<<<<

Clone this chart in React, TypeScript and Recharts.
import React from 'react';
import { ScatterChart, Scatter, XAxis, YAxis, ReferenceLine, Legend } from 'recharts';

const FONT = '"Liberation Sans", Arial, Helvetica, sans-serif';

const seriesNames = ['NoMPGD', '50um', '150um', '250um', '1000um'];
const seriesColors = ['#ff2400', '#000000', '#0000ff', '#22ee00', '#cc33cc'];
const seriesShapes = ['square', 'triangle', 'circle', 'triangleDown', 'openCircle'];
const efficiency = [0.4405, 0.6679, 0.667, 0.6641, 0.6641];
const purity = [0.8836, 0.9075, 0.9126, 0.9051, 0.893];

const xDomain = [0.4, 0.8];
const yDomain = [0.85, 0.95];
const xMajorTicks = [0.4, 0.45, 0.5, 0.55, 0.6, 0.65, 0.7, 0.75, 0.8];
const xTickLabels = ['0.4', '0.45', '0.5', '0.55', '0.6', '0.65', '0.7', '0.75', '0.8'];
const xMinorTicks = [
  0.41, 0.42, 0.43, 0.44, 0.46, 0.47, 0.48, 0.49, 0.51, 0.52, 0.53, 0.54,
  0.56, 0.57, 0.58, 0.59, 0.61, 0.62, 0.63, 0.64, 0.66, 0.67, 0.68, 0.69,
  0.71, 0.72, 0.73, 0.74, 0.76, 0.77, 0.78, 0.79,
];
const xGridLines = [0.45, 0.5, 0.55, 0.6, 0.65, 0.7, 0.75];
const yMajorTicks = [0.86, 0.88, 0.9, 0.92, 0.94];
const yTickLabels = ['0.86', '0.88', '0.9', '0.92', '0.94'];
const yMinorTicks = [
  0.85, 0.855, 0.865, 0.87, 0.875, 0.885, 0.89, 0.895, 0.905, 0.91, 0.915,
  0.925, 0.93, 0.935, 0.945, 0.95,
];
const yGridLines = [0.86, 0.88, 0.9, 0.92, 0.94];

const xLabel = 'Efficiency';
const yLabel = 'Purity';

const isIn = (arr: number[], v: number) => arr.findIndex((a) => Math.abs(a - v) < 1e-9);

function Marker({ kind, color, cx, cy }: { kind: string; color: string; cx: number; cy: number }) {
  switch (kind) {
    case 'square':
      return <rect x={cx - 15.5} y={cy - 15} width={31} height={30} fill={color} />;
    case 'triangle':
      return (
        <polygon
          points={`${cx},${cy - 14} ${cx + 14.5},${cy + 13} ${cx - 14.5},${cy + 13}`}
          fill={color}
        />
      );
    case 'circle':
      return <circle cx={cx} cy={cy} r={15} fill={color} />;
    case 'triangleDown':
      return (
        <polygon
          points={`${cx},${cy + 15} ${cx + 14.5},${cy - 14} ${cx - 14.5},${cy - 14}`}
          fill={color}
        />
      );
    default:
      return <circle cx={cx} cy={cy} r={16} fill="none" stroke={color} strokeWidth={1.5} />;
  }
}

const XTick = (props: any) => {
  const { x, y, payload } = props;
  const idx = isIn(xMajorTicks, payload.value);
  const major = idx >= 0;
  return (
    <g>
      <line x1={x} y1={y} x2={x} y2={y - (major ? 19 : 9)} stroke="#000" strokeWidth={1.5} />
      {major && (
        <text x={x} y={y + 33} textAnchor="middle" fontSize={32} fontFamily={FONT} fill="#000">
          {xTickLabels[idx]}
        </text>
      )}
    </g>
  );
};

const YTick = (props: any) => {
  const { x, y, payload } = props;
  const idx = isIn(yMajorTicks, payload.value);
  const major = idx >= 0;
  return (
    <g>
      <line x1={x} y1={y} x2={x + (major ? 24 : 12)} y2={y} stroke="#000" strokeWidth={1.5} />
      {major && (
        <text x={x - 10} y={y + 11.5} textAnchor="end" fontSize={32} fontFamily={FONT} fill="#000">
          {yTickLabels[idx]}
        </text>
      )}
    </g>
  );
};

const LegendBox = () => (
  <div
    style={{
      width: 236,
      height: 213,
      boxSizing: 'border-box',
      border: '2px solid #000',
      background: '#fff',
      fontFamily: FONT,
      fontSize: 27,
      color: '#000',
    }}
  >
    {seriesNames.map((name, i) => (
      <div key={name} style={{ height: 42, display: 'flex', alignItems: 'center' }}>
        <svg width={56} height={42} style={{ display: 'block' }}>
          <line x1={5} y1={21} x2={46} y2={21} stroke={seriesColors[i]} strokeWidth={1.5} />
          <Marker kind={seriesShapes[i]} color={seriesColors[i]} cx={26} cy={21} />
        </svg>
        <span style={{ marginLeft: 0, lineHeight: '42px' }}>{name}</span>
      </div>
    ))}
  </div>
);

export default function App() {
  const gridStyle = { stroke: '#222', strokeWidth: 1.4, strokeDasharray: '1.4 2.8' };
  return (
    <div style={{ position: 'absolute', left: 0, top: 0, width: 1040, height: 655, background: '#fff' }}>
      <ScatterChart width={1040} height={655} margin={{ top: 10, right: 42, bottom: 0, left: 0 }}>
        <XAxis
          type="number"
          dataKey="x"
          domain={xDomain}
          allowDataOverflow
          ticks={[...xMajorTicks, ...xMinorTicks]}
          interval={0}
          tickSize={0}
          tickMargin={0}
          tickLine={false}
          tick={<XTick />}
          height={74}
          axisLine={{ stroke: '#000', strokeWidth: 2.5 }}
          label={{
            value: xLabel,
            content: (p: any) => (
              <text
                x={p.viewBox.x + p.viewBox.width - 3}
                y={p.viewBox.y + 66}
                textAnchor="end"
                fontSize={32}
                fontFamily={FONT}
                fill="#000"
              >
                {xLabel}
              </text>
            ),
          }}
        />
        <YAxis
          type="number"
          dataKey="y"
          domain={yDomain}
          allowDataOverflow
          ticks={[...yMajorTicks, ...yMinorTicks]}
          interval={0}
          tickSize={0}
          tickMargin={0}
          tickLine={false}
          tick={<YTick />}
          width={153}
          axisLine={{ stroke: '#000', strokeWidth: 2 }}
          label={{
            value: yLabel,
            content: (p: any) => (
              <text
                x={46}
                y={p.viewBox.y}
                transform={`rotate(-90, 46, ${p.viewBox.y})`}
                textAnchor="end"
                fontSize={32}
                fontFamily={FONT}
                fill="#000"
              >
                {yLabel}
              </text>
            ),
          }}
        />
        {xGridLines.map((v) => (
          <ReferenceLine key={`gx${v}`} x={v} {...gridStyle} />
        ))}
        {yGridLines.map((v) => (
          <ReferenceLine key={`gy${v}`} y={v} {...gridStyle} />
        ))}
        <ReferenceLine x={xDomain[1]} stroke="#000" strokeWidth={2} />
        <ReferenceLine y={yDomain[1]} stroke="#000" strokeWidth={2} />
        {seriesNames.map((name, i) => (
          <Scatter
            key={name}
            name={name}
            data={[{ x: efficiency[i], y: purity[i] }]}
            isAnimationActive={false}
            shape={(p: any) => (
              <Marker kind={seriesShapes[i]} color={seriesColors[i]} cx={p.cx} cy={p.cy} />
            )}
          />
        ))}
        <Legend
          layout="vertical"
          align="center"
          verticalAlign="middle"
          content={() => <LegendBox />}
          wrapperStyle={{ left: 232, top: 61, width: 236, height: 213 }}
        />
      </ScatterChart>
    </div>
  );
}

>>>>
<<<<

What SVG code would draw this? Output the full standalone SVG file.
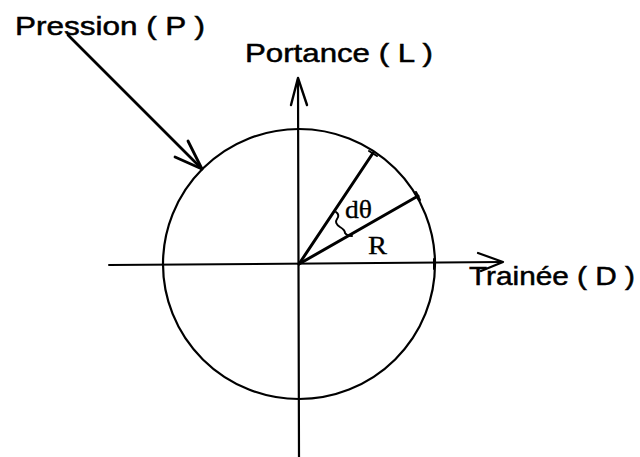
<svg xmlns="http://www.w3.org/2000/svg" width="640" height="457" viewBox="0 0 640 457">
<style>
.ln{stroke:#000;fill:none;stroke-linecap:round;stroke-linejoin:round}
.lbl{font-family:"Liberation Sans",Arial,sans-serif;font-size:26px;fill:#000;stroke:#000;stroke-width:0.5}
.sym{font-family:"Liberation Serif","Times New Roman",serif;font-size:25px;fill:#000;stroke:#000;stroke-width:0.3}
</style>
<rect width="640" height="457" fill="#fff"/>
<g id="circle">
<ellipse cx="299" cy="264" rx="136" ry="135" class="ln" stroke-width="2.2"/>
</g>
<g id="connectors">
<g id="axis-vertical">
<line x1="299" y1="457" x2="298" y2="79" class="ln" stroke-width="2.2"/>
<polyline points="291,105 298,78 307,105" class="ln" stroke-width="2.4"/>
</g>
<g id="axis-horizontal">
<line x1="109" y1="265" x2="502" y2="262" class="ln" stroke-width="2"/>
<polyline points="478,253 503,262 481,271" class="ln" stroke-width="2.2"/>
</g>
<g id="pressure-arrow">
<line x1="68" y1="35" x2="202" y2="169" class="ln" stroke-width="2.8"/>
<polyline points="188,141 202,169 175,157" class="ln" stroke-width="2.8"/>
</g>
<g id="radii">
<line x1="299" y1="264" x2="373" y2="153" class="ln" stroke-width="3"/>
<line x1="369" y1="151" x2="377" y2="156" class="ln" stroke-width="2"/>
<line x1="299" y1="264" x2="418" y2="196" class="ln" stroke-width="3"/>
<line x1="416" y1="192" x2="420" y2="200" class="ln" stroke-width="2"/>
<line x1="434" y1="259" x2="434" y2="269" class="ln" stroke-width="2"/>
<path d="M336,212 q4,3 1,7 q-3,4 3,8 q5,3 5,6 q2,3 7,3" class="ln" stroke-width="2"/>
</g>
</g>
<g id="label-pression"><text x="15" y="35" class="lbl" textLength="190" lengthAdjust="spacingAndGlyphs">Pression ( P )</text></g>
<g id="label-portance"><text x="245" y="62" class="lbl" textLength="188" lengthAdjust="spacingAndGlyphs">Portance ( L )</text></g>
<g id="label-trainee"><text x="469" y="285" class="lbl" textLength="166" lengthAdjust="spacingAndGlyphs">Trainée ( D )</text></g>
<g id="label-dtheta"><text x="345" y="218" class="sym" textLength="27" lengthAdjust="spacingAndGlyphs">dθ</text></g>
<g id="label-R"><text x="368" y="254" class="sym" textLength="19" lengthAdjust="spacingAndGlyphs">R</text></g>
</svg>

>>>>
<<<<

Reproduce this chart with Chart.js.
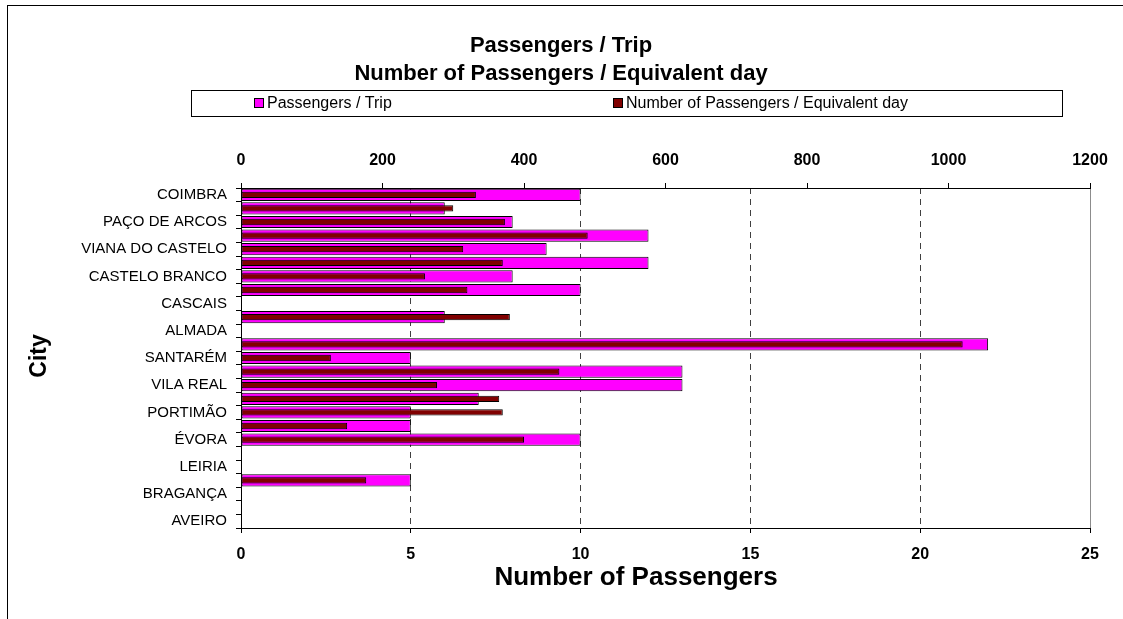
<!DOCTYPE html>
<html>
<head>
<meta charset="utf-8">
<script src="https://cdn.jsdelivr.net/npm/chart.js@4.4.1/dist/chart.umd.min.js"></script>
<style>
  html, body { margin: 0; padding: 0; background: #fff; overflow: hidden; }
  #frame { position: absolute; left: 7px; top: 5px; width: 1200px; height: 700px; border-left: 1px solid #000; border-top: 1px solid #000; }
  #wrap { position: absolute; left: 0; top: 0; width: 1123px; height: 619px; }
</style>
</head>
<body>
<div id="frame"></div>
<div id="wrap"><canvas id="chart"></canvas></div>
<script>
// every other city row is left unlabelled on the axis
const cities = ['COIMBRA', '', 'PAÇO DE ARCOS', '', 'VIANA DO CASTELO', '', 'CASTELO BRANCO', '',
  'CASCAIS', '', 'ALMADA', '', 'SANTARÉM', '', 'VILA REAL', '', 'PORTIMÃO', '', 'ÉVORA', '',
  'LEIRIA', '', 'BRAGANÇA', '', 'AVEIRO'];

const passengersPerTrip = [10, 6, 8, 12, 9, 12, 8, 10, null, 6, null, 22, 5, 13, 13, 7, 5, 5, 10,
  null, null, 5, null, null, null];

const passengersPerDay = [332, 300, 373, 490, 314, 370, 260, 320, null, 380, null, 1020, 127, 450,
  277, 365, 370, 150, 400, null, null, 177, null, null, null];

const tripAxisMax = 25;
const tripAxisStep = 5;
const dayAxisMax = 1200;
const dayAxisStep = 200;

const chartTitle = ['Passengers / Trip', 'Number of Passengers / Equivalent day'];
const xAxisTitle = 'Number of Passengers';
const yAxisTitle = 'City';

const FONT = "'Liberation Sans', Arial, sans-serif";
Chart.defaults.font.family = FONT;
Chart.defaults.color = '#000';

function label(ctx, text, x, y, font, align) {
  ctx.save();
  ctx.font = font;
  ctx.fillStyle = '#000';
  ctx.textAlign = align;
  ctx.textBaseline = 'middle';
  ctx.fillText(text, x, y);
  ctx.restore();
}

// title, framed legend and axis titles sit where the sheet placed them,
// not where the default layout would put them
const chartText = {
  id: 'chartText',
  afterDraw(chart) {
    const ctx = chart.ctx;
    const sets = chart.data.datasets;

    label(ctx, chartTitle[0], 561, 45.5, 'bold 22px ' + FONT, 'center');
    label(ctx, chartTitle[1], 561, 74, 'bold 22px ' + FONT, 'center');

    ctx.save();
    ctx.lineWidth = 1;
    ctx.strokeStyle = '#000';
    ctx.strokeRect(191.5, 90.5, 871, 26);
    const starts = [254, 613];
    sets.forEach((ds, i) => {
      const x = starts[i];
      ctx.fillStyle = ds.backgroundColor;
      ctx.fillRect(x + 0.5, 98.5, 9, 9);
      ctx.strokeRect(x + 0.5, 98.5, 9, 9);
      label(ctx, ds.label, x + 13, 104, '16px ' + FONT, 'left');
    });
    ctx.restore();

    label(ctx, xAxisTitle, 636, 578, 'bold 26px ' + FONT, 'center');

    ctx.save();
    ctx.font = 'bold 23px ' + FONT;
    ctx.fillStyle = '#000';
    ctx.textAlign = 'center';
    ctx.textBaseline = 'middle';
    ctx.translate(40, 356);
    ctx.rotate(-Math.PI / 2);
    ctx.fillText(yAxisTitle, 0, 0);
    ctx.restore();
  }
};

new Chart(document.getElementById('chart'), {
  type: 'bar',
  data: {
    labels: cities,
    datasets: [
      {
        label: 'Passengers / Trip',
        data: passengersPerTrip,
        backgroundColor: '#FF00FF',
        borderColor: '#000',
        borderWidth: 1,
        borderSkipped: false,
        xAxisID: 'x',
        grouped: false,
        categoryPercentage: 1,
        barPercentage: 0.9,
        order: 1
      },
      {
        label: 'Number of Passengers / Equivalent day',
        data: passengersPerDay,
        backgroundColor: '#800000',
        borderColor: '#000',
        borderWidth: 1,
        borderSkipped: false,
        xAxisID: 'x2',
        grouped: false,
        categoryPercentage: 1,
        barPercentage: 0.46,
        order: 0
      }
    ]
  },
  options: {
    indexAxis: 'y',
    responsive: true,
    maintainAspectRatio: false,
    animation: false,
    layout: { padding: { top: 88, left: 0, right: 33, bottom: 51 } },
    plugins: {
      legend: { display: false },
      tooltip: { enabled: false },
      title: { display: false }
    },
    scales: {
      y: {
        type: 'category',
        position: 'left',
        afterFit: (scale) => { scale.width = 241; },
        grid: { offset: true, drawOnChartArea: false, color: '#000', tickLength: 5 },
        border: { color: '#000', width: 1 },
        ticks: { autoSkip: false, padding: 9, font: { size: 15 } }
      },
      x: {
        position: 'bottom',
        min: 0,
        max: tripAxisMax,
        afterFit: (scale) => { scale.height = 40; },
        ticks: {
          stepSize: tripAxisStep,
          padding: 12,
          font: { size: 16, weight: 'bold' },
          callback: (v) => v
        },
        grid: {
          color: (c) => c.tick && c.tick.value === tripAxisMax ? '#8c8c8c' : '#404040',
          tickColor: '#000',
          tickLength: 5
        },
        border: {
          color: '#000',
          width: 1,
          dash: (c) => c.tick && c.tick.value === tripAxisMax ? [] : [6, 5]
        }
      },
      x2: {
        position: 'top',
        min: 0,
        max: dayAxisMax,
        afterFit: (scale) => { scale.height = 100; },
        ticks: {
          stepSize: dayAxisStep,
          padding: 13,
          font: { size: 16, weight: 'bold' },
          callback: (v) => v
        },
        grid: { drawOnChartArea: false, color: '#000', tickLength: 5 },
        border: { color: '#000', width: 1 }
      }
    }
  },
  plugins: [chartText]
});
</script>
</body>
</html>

>>>>

Work to be completed: Repeat the entries above verbatim, but only from the line that has "Clone this chart" down to the line that has "Arial, Helvetica, sans-serif';", inclusive.

Answer below:
Clone this chart in React, TypeScript and Recharts.
import React from 'react';
import { ScatterChart, Scatter, XAxis, YAxis, ReferenceLine, Legend } from 'recharts';

const FONT = '"Liberation Sans", Arial, Helvetica, sans-serif';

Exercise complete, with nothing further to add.